Tesouro abandonado

Conta uma lenda na região sudoeste do Estado que, na iminência de ataque das tropas paraguaias, no período da guerra, as famílias colocavam seus bens preciosos em um pote de barro e “enterravam” o seu tesouro. Alguns dizem que pessoas ficaram ricas “desenterrando” potes cheios de moedas de ouro e jóias, outros dizem que ainda existem muitos “enterros” à espera do “escolhido” para felizardo.

A lenda persiste entre os mais antigos, mas acredito não passar de crendice do nosso povo, que sonha em encontrar tesouros enterrados, quando o verdadeiro tesouro está aos nossos olhos.

Semana passada, a Secretaria de Cultura anunciou que fará a revitalização de vários prédios históricos de nosso Estado, recebendo incentivo do Banco do Brasil na ordem de 6 milhões de reais. Entre os projetos a serem revitalizados encontra-se a velha usina Santo Antonio (1929), localizada na minha querida Miranda.

A revitalização da usina é bem-vinda e já estava passando da hora, haja vista que há três anos a população ouve notícias de que tal fato ocorreria, eis que a ex-secretária de cultura de Miranda, Maura Freire Siufi, lutou para encampar a área da velha Usina, doado em 2002 pelo grupo Atalla. A revitalização – ou reconstrução, dado ao estado que se encontra o prédio – está orçada em 1 milhão e 700 mil reais, onde após concluída será instalado o “museu da guerra do Paraguai”. O único fato a deixar-nos tristes é saber que, após a doação, não houve sequer interdição do local, encontrando-se o maquinário antigo sucateado, em estado de abandono e depredação.

A competente Maura Freire Siufi, quando secretária, não se limitou a preservar somente a Usina, e conjuntamente com a prefeita Beth Almeida, restaurou o prédio da antiga prefeitura (1912), lá instalando um museu. O prédio do antigo paço manteve suas características, valendo a pena ser visitado. A dupla de administradoras continuou a labuta e empreendeu a revitalização da antiga estação ferroviária, onde hoje funciona a secretaria de cultura, o museu dos ferroviários e a casa do artesão, conservando sua originalidade arquitetônica.

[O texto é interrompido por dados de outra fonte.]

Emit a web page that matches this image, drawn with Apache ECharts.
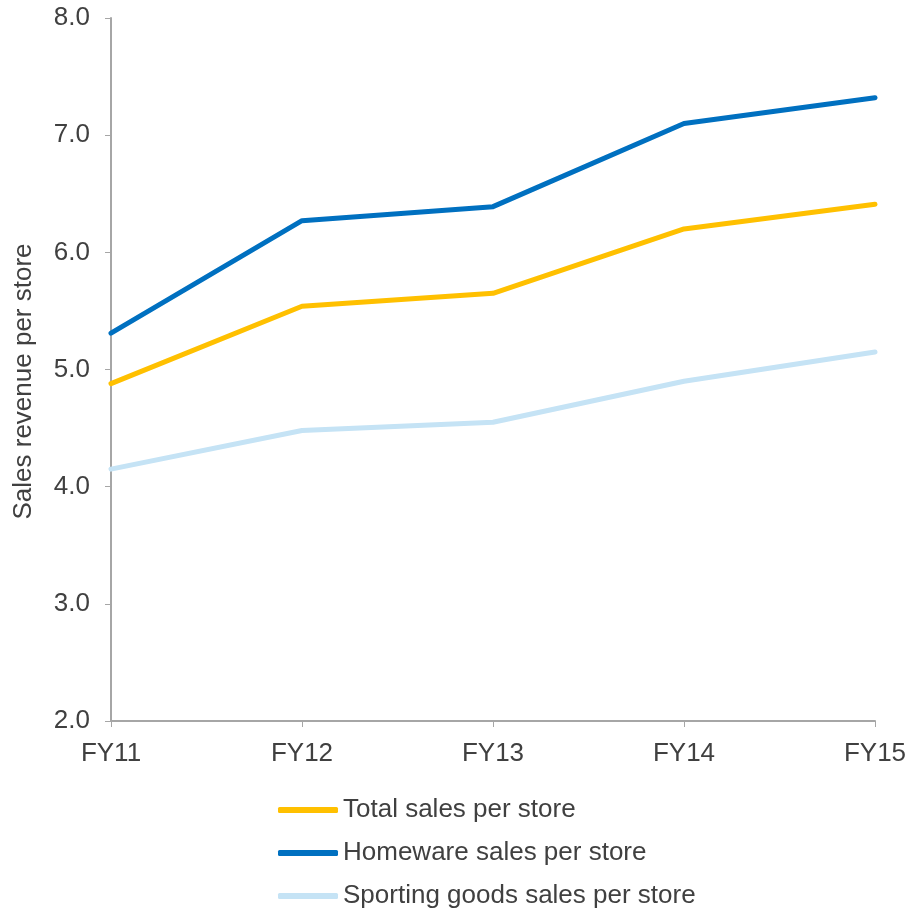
<!DOCTYPE html>
<html>
<head>
<meta charset="utf-8">
<script src="https://cdn.jsdelivr.net/npm/echarts@6/dist/echarts.min.js"></script>
<style>
  html, body { margin: 0; padding: 0; background: #ffffff; }
  #chart { width: 910px; height: 909px; }
</style>
</head>
<body>
<div id="chart"></div>
<script>
// Fiscal years on the category axis
const years = ['FY11', 'FY12', 'FY13', 'FY14', 'FY15'];

// Sales revenue per store, by segment
const totalSales = [4.88, 5.54, 5.65, 6.20, 6.41];
const homewareSales = [5.31, 6.27, 6.39, 7.10, 7.32];
const sportingSales = [4.15, 4.48, 4.55, 4.90, 5.15];

const seriesNames = [
  'Total sales per store',
  'Homeware sales per store',
  'Sporting goods sales per store'
];
const seriesColors = ['#ffc000', '#0070c0', '#c5e3f5'];

const font = 'Liberation Sans, Arial, sans-serif';
const axisGray = '#a6a6a6';
const textColor = '#404040';

function lineSeries(name, data, color) {
  return {
    name: name,
    type: 'line',
    data: data,
    symbol: 'none',
    smooth: false,
    lineStyle: { color: color, width: 5, cap: 'round', join: 'round' },
    itemStyle: { color: color },
    emphasis: { disabled: true }
  };
}

const chart = echarts.init(document.getElementById('chart'), null, { renderer: 'canvas' });

chart.setOption({
  animation: false,
  backgroundColor: '#ffffff',
  grid: { left: 111, right: 35, top: 18, bottom: 188, containLabel: false },
  xAxis: {
    type: 'category',
    data: years,
    boundaryGap: false,
    axisLine: { lineStyle: { color: axisGray, width: 2 } },
    axisTick: { show: true, alignWithLabel: true, length: 6, lineStyle: { color: axisGray, width: 1 } },
    axisLabel: { color: textColor, fontSize: 26, fontFamily: font, margin: 20 },
    splitLine: { show: false }
  },
  yAxis: {
    type: 'value',
    min: 2,
    max: 8,
    interval: 1,
    name: 'Sales revenue per store',
    nameLocation: 'middle',
    nameGap: 74,
    nameRotate: 90,
    nameTextStyle: {
      color: textColor, fontSize: 26, fontFamily: font,
      padding: [0, 24, 0, 0]
    },
    axisLine: { show: true, lineStyle: { color: axisGray, width: 2 } },
    axisTick: { show: true, length: 6, lineStyle: { color: axisGray, width: 1 } },
    axisLabel: {
      color: textColor, fontSize: 26, fontFamily: font, margin: 21,
      formatter: v => v.toFixed(1)
    },
    splitLine: { show: false }
  },
  legend: {
    orient: 'vertical',
    left: 273,
    top: 792,
    height: 117,
    itemWidth: 60,
    itemHeight: 6,
    itemGap: 17,
    icon: 'roundRect',
    textStyle: { color: textColor, fontSize: 26, fontFamily: font, lineHeight: 26 },
    data: seriesNames
  },
  series: [
    lineSeries(seriesNames[0], totalSales, seriesColors[0]),
    lineSeries(seriesNames[1], homewareSales, seriesColors[1]),
    lineSeries(seriesNames[2], sportingSales, seriesColors[2])
  ]
});
</script>
</body>
</html>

Ressalte-se que foi a primeira estação revitalizada neste século no MS.

A revitalização destes prédios não deve ser encarada como a última etapa para preservar o patrimônio histórico de Miranda, pois o grande desafio encontra-se nos casarões centenários da cidade, esquecidos pela municipalidade, em cujas construções encontram-se azulejos e pisos importados da Europa. Nosso tesouro em construções antigas em Miranda, Aquidauana, Anastácio e Nioaque continuam em estado de abandono, sendo demolidos e depredados a cada dia, matando a nossa memória e a nossa história, sendo tratado em “segundo plano” pelas autoridades.

Quem conhece a região deve sentir saudade dos casarões ao lado da “Casa Cândia” (1907) em Anastácio, que foram demolidos, ou sentem um vazio no coração ao ver antigos prédios vizinhos em ruínas. O vazio fica maior se analisarmos que poucos prédios foram tombados no Estado (não passando de meia centena), se compararmos com os 600 prédios tombados em Cuiabá, levando-nos a acreditar que falta, nessas cidades históricas, a boa vontade do executivo na criação do Conselho de Defesa do Patrimônio.

Ao que sabemos, não se tem notícias de nenhum plano de tombamento ou preservação do patrimônio histórico no Estado; ao contrário, nossas autoridades culturais, ao falar sobre o tema, sempre se voltam para Corumbá, esquecendo-se das outras cidades bicentenárias, como Miranda e Nioaque.

A preservação e revitalização de prédios antigos são vistas, por muitos, como uma “perda de tempo” e sem nenhuma utilidade prática, mas se analisarmos os fatos de forma abrangente, veremos que esta idéia está totalmente equivocada. Em futuro próximo, o turismo será uma das maiores fontes de renda do mundo e a preservação dos casarões despertará interesse na visita a cidades históricas do Estado, revitalizando o comércio, fomentando empregos, tornando-se um atrativo a mais para quem vai ao Pantanal.

Necessitamos urgentemente de uma política de preservação do patrimônio histórico, especialmente em Miranda, onde vários imóveis antigos encontram-se abandonados, em ruínas. Entre eles, cito o prédio que abrigou o batalhão militar na rua General Câmara, construído em 1904.

Preservar a nossa memória e os casarões é apostar no futuro e perceber que o maior tesouro deixado pelos antepassados está a nossa frente, dependendo da nossa capacidade para explorá-lo.